# THE PROBLEM
Copy out the whole listing exactly as written, leaving the pictures behind.

============

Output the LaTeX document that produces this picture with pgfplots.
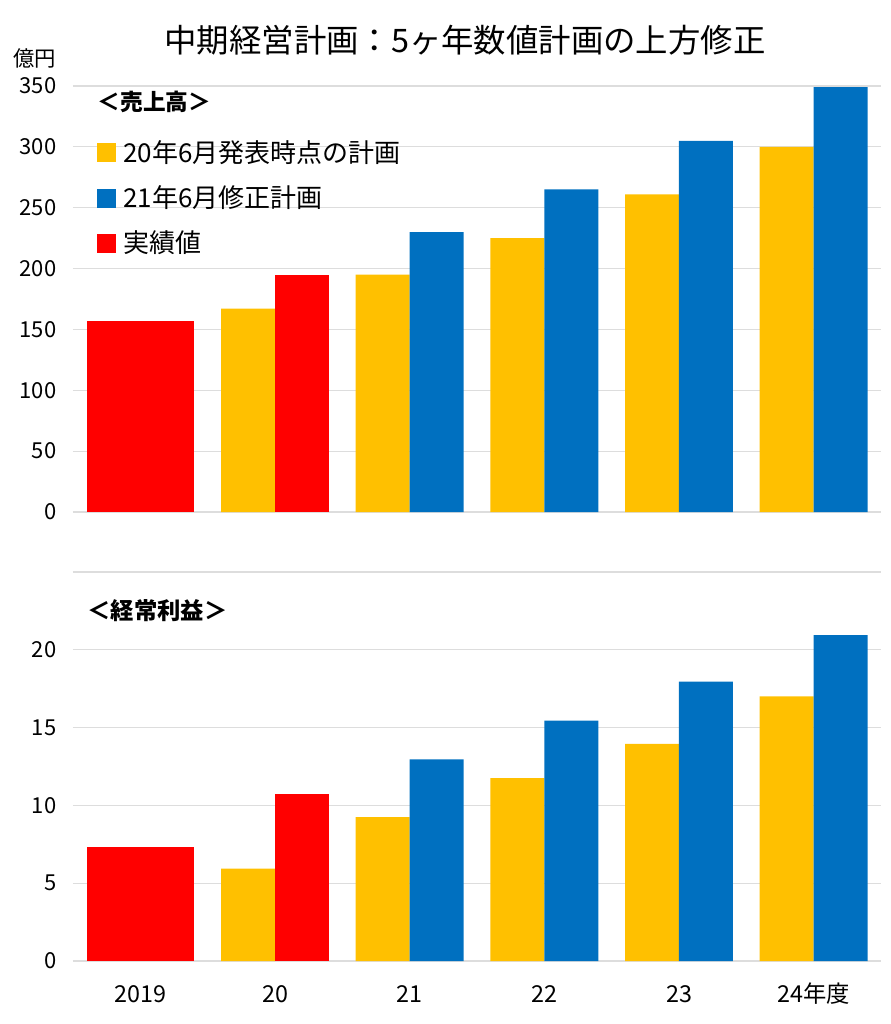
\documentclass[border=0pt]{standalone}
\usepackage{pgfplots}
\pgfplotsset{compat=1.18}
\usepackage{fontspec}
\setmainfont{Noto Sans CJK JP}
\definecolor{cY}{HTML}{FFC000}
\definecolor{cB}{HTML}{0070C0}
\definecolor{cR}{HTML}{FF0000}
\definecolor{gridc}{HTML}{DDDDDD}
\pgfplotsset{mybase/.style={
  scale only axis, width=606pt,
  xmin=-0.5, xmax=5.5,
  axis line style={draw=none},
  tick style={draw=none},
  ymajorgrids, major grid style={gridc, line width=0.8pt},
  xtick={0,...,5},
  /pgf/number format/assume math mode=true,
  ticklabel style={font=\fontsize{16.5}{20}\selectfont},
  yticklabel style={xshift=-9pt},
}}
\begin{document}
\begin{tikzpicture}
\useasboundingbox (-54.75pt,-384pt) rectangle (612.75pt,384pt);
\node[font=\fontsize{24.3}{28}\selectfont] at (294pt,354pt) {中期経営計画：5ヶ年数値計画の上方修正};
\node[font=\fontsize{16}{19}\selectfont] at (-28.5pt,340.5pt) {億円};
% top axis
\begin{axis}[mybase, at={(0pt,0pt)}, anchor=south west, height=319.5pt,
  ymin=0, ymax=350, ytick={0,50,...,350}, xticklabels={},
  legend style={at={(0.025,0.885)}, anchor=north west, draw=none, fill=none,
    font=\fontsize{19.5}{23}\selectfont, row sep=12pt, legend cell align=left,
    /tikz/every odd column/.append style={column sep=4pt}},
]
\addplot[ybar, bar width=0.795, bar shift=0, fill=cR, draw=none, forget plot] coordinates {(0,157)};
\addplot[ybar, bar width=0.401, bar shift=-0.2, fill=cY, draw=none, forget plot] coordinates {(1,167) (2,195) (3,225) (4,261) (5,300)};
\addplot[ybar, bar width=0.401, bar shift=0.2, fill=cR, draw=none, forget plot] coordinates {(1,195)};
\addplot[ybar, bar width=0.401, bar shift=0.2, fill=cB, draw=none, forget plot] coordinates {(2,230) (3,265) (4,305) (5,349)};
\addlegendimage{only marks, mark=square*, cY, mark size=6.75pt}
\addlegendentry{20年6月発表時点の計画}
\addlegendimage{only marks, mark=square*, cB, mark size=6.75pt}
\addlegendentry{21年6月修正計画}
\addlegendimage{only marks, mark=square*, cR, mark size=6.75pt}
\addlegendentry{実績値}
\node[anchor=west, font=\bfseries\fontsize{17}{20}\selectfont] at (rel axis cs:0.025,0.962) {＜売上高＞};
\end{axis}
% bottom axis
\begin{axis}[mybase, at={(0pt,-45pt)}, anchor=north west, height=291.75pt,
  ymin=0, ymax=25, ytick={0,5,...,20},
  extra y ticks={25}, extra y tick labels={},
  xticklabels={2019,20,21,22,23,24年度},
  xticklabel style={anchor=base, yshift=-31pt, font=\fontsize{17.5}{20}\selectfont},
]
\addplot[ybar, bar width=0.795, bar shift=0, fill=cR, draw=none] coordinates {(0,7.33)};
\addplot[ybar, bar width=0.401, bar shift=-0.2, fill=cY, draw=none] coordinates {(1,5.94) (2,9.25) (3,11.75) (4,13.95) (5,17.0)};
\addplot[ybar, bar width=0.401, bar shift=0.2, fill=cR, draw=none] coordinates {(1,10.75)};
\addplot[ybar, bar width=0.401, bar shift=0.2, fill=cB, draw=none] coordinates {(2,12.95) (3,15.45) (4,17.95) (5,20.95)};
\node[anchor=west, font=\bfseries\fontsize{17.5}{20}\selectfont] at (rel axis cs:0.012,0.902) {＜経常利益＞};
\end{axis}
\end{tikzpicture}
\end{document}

============

# OUTPUT BELOW
Output the LaTeX document that produces this picture with pgfplots.
\documentclass[border=0pt]{standalone}
\usepackage{pgfplots}
\pgfplotsset{compat=1.18}
\usepackage{fontspec}
\setmainfont{Noto Sans CJK JP}
\definecolor{cY}{HTML}{FFC000}
\definecolor{cB}{HTML}{0070C0}
\definecolor{cR}{HTML}{FF0000}
\definecolor{gridc}{HTML}{DDDDDD}
\pgfplotsset{mybase/.style={
  scale only axis, width=606pt,
  xmin=-0.5, xmax=5.5,
  axis line style={draw=none},
  tick style={draw=none},
  ymajorgrids, major grid style={gridc, line width=0.8pt},
  xtick={0,...,5},
  /pgf/number format/assume math mode=true,
  ticklabel style={font=\fontsize{16.5}{20}\selectfont},
  yticklabel style={xshift=-9pt},
}}
\begin{document}
\begin{tikzpicture}
\useasboundingbox (-54.75pt,-384pt) rectangle (612.75pt,384pt);
\node[font=\fontsize{24.3}{28}\selectfont] at (294pt,354pt) {中期経営計画：5ヶ年数値計画の上方修正};
\node[font=\fontsize{16}{19}\selectfont] at (-28.5pt,340.5pt) {億円};
% top axis
\begin{axis}[mybase, at={(0pt,0pt)}, anchor=south west, height=319.5pt,
  ymin=0, ymax=350, ytick={0,50,...,350}, xticklabels={},
  legend style={at={(0.025,0.885)}, anchor=north west, draw=none, fill=none,
    font=\fontsize{19.5}{23}\selectfont, row sep=12pt, legend cell align=left,
    /tikz/every odd column/.append style={column sep=4pt}},
]
\addplot[ybar, bar width=0.795, bar shift=0, fill=cR, draw=none, forget plot] coordinates {(0,157)};
\addplot[ybar, bar width=0.401, bar shift=-0.2, fill=cY, draw=none, forget plot] coordinates {(1,167) (2,195) (3,225) (4,261) (5,300)};
\addplot[ybar, bar width=0.401, bar shift=0.2, fill=cR, draw=none, forget plot] coordinates {(1,195)};
\addplot[ybar, bar width=0.401, bar shift=0.2, fill=cB, draw=none, forget plot] coordinates {(2,230) (3,265) (4,305) (5,349)};
\addlegendimage{only marks, mark=square*, cY, mark size=6.75pt}
\addlegendentry{20年6月発表時点の計画}
\addlegendimage{only marks, mark=square*, cB, mark size=6.75pt}
\addlegendentry{21年6月修正計画}
\addlegendimage{only marks, mark=square*, cR, mark size=6.75pt}
\addlegendentry{実績値}
\node[anchor=west, font=\bfseries\fontsize{17}{20}\selectfont] at (rel axis cs:0.025,0.962) {＜売上高＞};
\end{axis}
% bottom axis
\begin{axis}[mybase, at={(0pt,-45pt)}, anchor=north west, height=291.75pt,
  ymin=0, ymax=25, ytick={0,5,...,20},
  extra y ticks={25}, extra y tick labels={},
  xticklabels={2019,20,21,22,23,24年度},
  xticklabel style={anchor=base, yshift=-31pt, font=\fontsize{17.5}{20}\selectfont},
]
\addplot[ybar, bar width=0.795, bar shift=0, fill=cR, draw=none] coordinates {(0,7.33)};
\addplot[ybar, bar width=0.401, bar shift=-0.2, fill=cY, draw=none] coordinates {(1,5.94) (2,9.25) (3,11.75) (4,13.95) (5,17.0)};
\addplot[ybar, bar width=0.401, bar shift=0.2, fill=cR, draw=none] coordinates {(1,10.75)};
\addplot[ybar, bar width=0.401, bar shift=0.2, fill=cB, draw=none] coordinates {(2,12.95) (3,15.45) (4,17.95) (5,20.95)};
\node[anchor=west, font=\bfseries\fontsize{17.5}{20}\selectfont] at (rel axis cs:0.012,0.902) {＜経常利益＞};
\end{axis}
\end{tikzpicture}
\end{document}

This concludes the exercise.